Set down the full listing exactly as given. Any pictures are to be left out.

## [Dataset excerpt]

================

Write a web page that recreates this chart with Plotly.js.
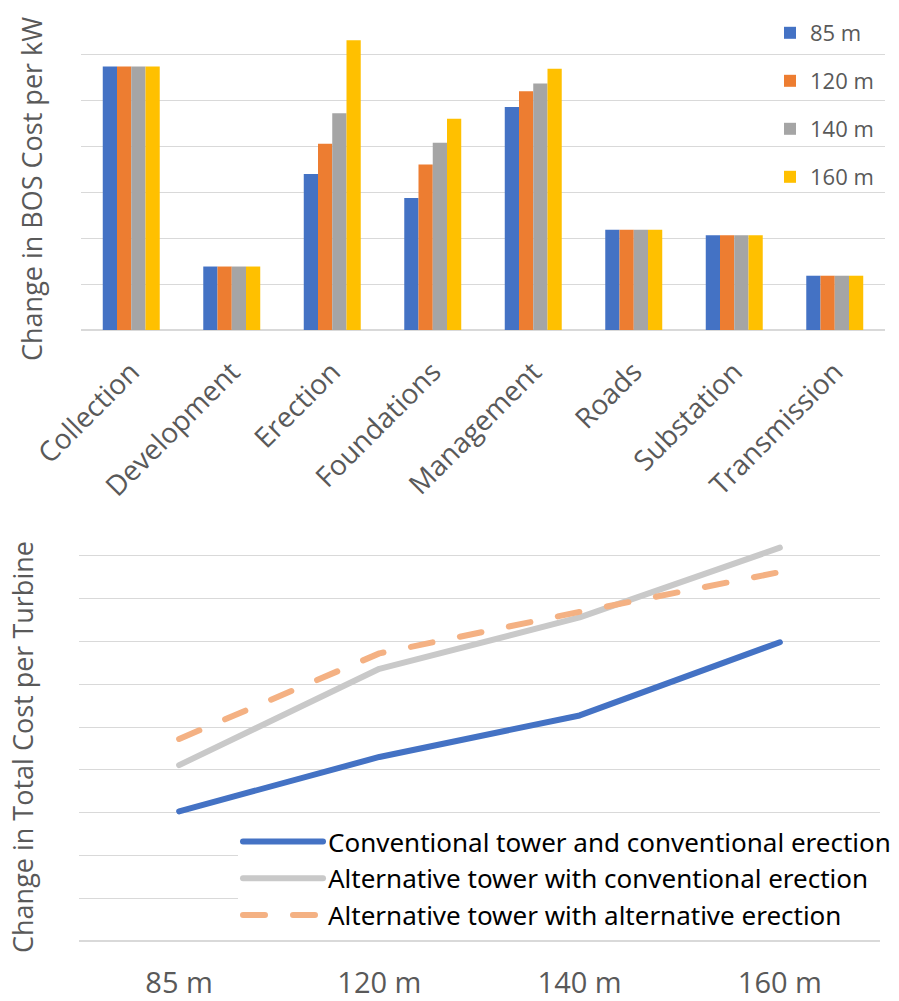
<!DOCTYPE html>
<html>
<head>
<meta charset="utf-8">
<script src="https://cdn.plot.ly/plotly-3.0.1.min.js"></script>
<style>
  html, body { margin: 0; padding: 0; background: #ffffff; }
  #chart { width: 899px; height: 1001px; }
  .scatterlayer .js-line, .legendlines .js-line { stroke-linecap: round; stroke-linejoin: round; }
</style>
</head>
<body>
<div id="chart"></div>
<script>
// BOS cost components and the change per kW for each hub height
const categories = ['Collection', 'Development', 'Erection', 'Foundations', 'Management', 'Roads', 'Substation', 'Transmission'];
const barSeriesNames = ['85 m', '120 m', '140 m', '160 m'];
const bos85 = [5.73, 1.38, 3.39, 2.87, 4.85, 2.18, 2.06, 1.18];
const bos120 = [5.73, 1.38, 4.05, 3.60, 5.19, 2.18, 2.06, 1.18];
const bos140 = [5.73, 1.38, 4.71, 4.07, 5.36, 2.18, 2.06, 1.18];
const bos160 = [5.73, 1.38, 6.30, 4.59, 5.68, 2.18, 2.06, 1.18];

// Total cost per turbine by hub height for three tower/erection scenarios
const hubHeights = ['85 m', '120 m', '140 m', '160 m'];
const lineSeriesNames = [
  'Conventional tower and conventional erection',
  'Alternative tower with conventional erection',
  'Alternative tower with alternative erection'
];
const conventionalTower = [3.03, 4.30, 5.27, 6.98];
const altTowerConvErection = [4.11, 6.36, 7.56, 9.19];
const altTowerAltErection = [4.72, 6.72, 7.69, 8.62];

const W = 899, H = 1001;
const px = v => v / W;
const py = v => (H - v) / H;

const barColors = ['#4472C4', '#ED7D31', '#A5A5A5', '#FFC000'];
const barValues = [bos85, bos120, bos140, bos160];

const traces = barValues.map((vals, i) => ({
  type: 'bar',
  x: categories,
  y: vals,
  name: barSeriesNames[i],
  legendgroup: 'g' + i,
  legend: 'legend',
  marker: { color: barColors[i], line: { width: 0 } },
  xaxis: 'x', yaxis: 'y',
  hoverinfo: 'x+y+name'
}));

const lineStyles = [
  { color: '#4472C4', width: 6, dash: 'solid' },
  { color: '#C9C9C9', width: 6, dash: 'solid' },
  { color: '#F4B183', width: 6, dash: '22px,28px' }
];
const lineValues = [conventionalTower, altTowerConvErection, altTowerAltErection];
lineValues.forEach((vals, i) => {
  traces.push({
    type: 'scatter',
    mode: 'lines',
    x: hubHeights,
    y: vals,
    name: lineSeriesNames[i],
    legend: 'legend2',
    line: lineStyles[i],
    xaxis: 'x2', yaxis: 'y2'
  });
});

const gridColor = '#D9D9D9';
const labelColor = '#595959';

const layout = {
  width: W, height: H,
  margin: { l: 0, r: 0, t: 0, b: 0 },
  paper_bgcolor: '#ffffff',
  plot_bgcolor: 'rgba(0,0,0,0)',
  barmode: 'group',
  bargap: 0.433,
  bargroupgap: 0,
  showlegend: true,
  font: { family: 'Open Sans, sans-serif', color: labelColor },
  xaxis: {
    domain: [px(81), px(885)],
    anchor: 'y',
    type: 'category',
    tickangle: -45,
    tickfont: { size: 28, color: labelColor, family: 'Open Sans, sans-serif' },
    ticklabelstandoff: 19,
    showgrid: false,
    showline: false,
    ticks: '',
    automargin: false
  },
  yaxis: {
    domain: [py(330), py(8)],
    anchor: 'x',
    range: [0, 7],
    dtick: 1,
    showticklabels: false,
    showgrid: true,
    gridcolor: gridColor,
    gridwidth: 1.3,
    zeroline: true,
    zerolinecolor: gridColor,
    zerolinewidth: 1.5,
    ticks: '',
    automargin: false
  },
  xaxis2: {
    domain: [px(79), px(880)],
    anchor: 'y2',
    type: 'category',
    range: [-0.5, 3.5],
    tickfont: { size: 29, color: labelColor, family: 'Open Sans, sans-serif' },
    ticklabelstandoff: 22,
    showgrid: false,
    showline: false,
    ticks: '',
    automargin: false
  },
  yaxis2: {
    domain: [py(941), py(513)],
    anchor: 'x2',
    range: [0, 10],
    dtick: 1,
    showticklabels: false,
    showgrid: true,
    gridcolor: gridColor,
    gridwidth: 1.3,
    zeroline: true,
    zerolinecolor: gridColor,
    zerolinewidth: 1.5,
    ticks: '',
    automargin: false
  },
  legend: {
    x: px(770), xanchor: 'left',
    y: py(12), yanchor: 'top',
    bgcolor: 'rgba(0,0,0,0)',
    borderwidth: 0,
    font: { size: 22, color: labelColor, family: 'Open Sans, sans-serif' },
    tracegroupgap: 16.4,
    traceorder: 'grouped'
  },
  legend2: {
    x: px(238), xanchor: 'left',
    y: py(818), yanchor: 'top',
    bgcolor: '#ffffff',
    borderwidth: 0,
    font: { size: 26, color: '#000000', family: 'Noto Sans, sans-serif' },
    itemwidth: 80,
    tracegroupgap: 0,
    traceorder: 'normal'
  },
  annotations: [
    {
      text: 'Change in BOS Cost per kW',
      xref: 'paper', yref: 'paper',
      x: px(31), y: py(189), xanchor: 'center', yanchor: 'middle',
      textangle: -90, showarrow: false,
      font: { size: 27, color: labelColor, family: 'Open Sans, sans-serif' }
    },
    {
      text: 'Change in Total Cost per Turbine',
      xref: 'paper', yref: 'paper',
      x: px(23), y: py(747), xanchor: 'center', yanchor: 'middle',
      textangle: -90, showarrow: false,
      font: { size: 27, color: labelColor, family: 'Open Sans, sans-serif' }
    }
  ]
};

Plotly.newPlot('chart', traces, layout, { displayModeBar: false, responsive: false });
</script>
</body>
</html>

================

## [Answer to this exercise]
Write a web page that recreates this chart with Plotly.js.
<!DOCTYPE html>
<html>
<head>
<meta charset="utf-8">
<script src="https://cdn.plot.ly/plotly-3.0.1.min.js"></script>
<style>
  html, body { margin: 0; padding: 0; background: #ffffff; }
  #chart { width: 899px; height: 1001px; }
  .scatterlayer .js-line, .legendlines .js-line { stroke-linecap: round; stroke-linejoin: round; }
</style>
</head>
<body>
<div id="chart"></div>
<script>
// BOS cost components and the change per kW for each hub height
const categories = ['Collection', 'Development', 'Erection', 'Foundations', 'Management', 'Roads', 'Substation', 'Transmission'];
const barSeriesNames = ['85 m', '120 m', '140 m', '160 m'];
const bos85 = [5.73, 1.38, 3.39, 2.87, 4.85, 2.18, 2.06, 1.18];
const bos120 = [5.73, 1.38, 4.05, 3.60, 5.19, 2.18, 2.06, 1.18];
const bos140 = [5.73, 1.38, 4.71, 4.07, 5.36, 2.18, 2.06, 1.18];
const bos160 = [5.73, 1.38, 6.30, 4.59, 5.68, 2.18, 2.06, 1.18];

// Total cost per turbine by hub height for three tower/erection scenarios
const hubHeights = ['85 m', '120 m', '140 m', '160 m'];
const lineSeriesNames = [
  'Conventional tower and conventional erection',
  'Alternative tower with conventional erection',
  'Alternative tower with alternative erection'
];
const conventionalTower = [3.03, 4.30, 5.27, 6.98];
const altTowerConvErection = [4.11, 6.36, 7.56, 9.19];
const altTowerAltErection = [4.72, 6.72, 7.69, 8.62];

const W = 899, H = 1001;
const px = v => v / W;
const py = v => (H - v) / H;

const barColors = ['#4472C4', '#ED7D31', '#A5A5A5', '#FFC000'];
const barValues = [bos85, bos120, bos140, bos160];

const traces = barValues.map((vals, i) => ({
  type: 'bar',
  x: categories,
  y: vals,
  name: barSeriesNames[i],
  legendgroup: 'g' + i,
  legend: 'legend',
  marker: { color: barColors[i], line: { width: 0 } },
  xaxis: 'x', yaxis: 'y',
  hoverinfo: 'x+y+name'
}));

const lineStyles = [
  { color: '#4472C4', width: 6, dash: 'solid' },
  { color: '#C9C9C9', width: 6, dash: 'solid' },
  { color: '#F4B183', width: 6, dash: '22px,28px' }
];
const lineValues = [conventionalTower, altTowerConvErection, altTowerAltErection];
lineValues.forEach((vals, i) => {
  traces.push({
    type: 'scatter',
    mode: 'lines',
    x: hubHeights,
    y: vals,
    name: lineSeriesNames[i],
    legend: 'legend2',
    line: lineStyles[i],
    xaxis: 'x2', yaxis: 'y2'
  });
});

const gridColor = '#D9D9D9';
const labelColor = '#595959';

const layout = {
  width: W, height: H,
  margin: { l: 0, r: 0, t: 0, b: 0 },
  paper_bgcolor: '#ffffff',
  plot_bgcolor: 'rgba(0,0,0,0)',
  barmode: 'group',
  bargap: 0.433,
  bargroupgap: 0,
  showlegend: true,
  font: { family: 'Open Sans, sans-serif', color: labelColor },
  xaxis: {
    domain: [px(81), px(885)],
    anchor: 'y',
    type: 'category',
    tickangle: -45,
    tickfont: { size: 28, color: labelColor, family: 'Open Sans, sans-serif' },
    ticklabelstandoff: 19,
    showgrid: false,
    showline: false,
    ticks: '',
    automargin: false
  },
  yaxis: {
    domain: [py(330), py(8)],
    anchor: 'x',
    range: [0, 7],
    dtick: 1,
    showticklabels: false,
    showgrid: true,
    gridcolor: gridColor,
    gridwidth: 1.3,
    zeroline: true,
    zerolinecolor: gridColor,
    zerolinewidth: 1.5,
    ticks: '',
    automargin: false
  },
  xaxis2: {
    domain: [px(79), px(880)],
    anchor: 'y2',
    type: 'category',
    range: [-0.5, 3.5],
    tickfont: { size: 29, color: labelColor, family: 'Open Sans, sans-serif' },
    ticklabelstandoff: 22,
    showgrid: false,
    showline: false,
    ticks: '',
    automargin: false
  },
  yaxis2: {
    domain: [py(941), py(513)],
    anchor: 'x2',
    range: [0, 10],
    dtick: 1,
    showticklabels: false,
    showgrid: true,
    gridcolor: gridColor,
    gridwidth: 1.3,
    zeroline: true,
    zerolinecolor: gridColor,
    zerolinewidth: 1.5,
    ticks: '',
    automargin: false
  },
  legend: {
    x: px(770), xanchor: 'left',
    y: py(12), yanchor: 'top',
    bgcolor: 'rgba(0,0,0,0)',
    borderwidth: 0,
    font: { size: 22, color: labelColor, family: 'Open Sans, sans-serif' },
    tracegroupgap: 16.4,
    traceorder: 'grouped'
  },
  legend2: {
    x: px(238), xanchor: 'left',
    y: py(818), yanchor: 'top',
    bgcolor: '#ffffff',
    borderwidth: 0,
    font: { size: 26, color: '#000000', family: 'Noto Sans, sans-serif' },
    itemwidth: 80,
    tracegroupgap: 0,
    traceorder: 'normal'
  },
  annotations: [
    {
      text: 'Change in BOS Cost per kW',
      xref: 'paper', yref: 'paper',
      x: px(31), y: py(189), xanchor: 'center', yanchor: 'middle',
      textangle: -90, showarrow: false,
      font: { size: 27, color: labelColor, family: 'Open Sans, sans-serif' }
    },
    {
      text: 'Change in Total Cost per Turbine',
      xref: 'paper', yref: 'paper',
      x: px(23), y: py(747), xanchor: 'center', yanchor: 'middle',
      textangle: -90, showarrow: false,
      font: { size: 27, color: labelColor, family: 'Open Sans, sans-serif' }
    }
  ]
};

Plotly.newPlot('chart', traces, layout, { displayModeBar: false, responsive: false });
</script>
</body>
</html>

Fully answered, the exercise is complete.